Der Wasserkocher, der an diese Wärmhalteplatte zeitweilig angeschlossen ist, ist die Energiequelle! Ja! Das funktioniert sogar mit Dampfantrieb!
Somit haben wir nun Premiere: ich esse Kebap. Das erste Kebap seit Jahren! Hosanna!
8. Juli 2005
2 Semmeln mit Wiener, je 2 Scheiben Emmentaler und Senf
1 gelber Paprika
1 Packung Manja (von Nestle)
Bei so einer Zusammenstellung des Mittagsmahls fragt man sich ja: ‚Wie kommt der Mensch auf solch geniale Dinge?‘
Nun, die Semmeln sind klar – die müssen sein. Den gelben Paprika habe ich mir gekauft, weil ich mir dachte, daß es bei diesem trüben Wetter immer gut ist, wenn man etwas mit Signalfarbe herumträgt. Die Sicht ist ja nicht gerade die beste und die Gemüter der Autofahrer sind wahrscheinlich auch etwas trüber als sonst.

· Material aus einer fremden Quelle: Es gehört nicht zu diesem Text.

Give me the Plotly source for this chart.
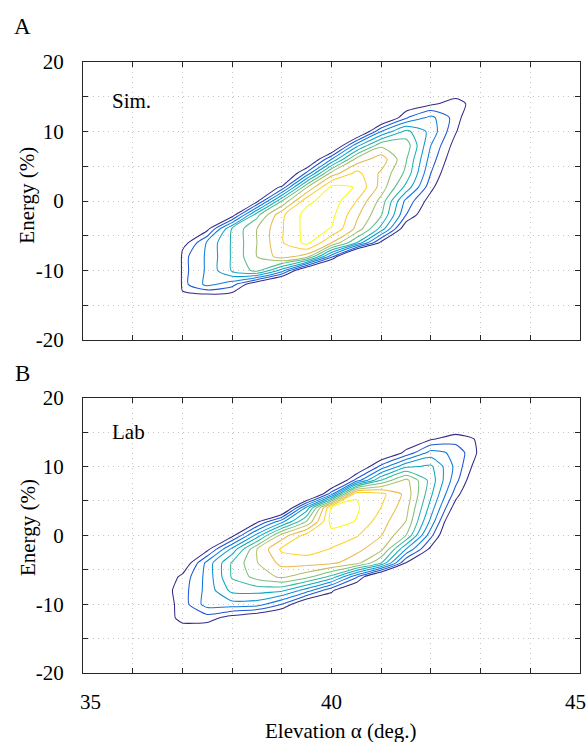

Und diese Packung Manja! Ich bin ja so gespannt, was das ist – ich kenne es nicht. Auf der Packung steht: ‚Feinste Haselnusscremestange‘. Ob ich wohl nach dem Verzehr weiß, wieso diese beiden Quader ‚Manja‘ heißen und alles in einem etwas japanischen Look gehalten ist? Eine nette Idee finde ich auch diesen durchsichtigen Plastikaktenkoffer, in den diese Stangen verpackt sind. Als ich das Geschäft verlassen habe, bin ich mir vorgekommen, wie ein japanischer Killer, der sich auf dem Weg zu einem Auftrag befindet und in seinem Aktenkoffer seine beiden Killer-Kampf-Manja-Stangen trägt, die er dem Opfer seiner blutigen Tätigkeit um die Ohren wirft.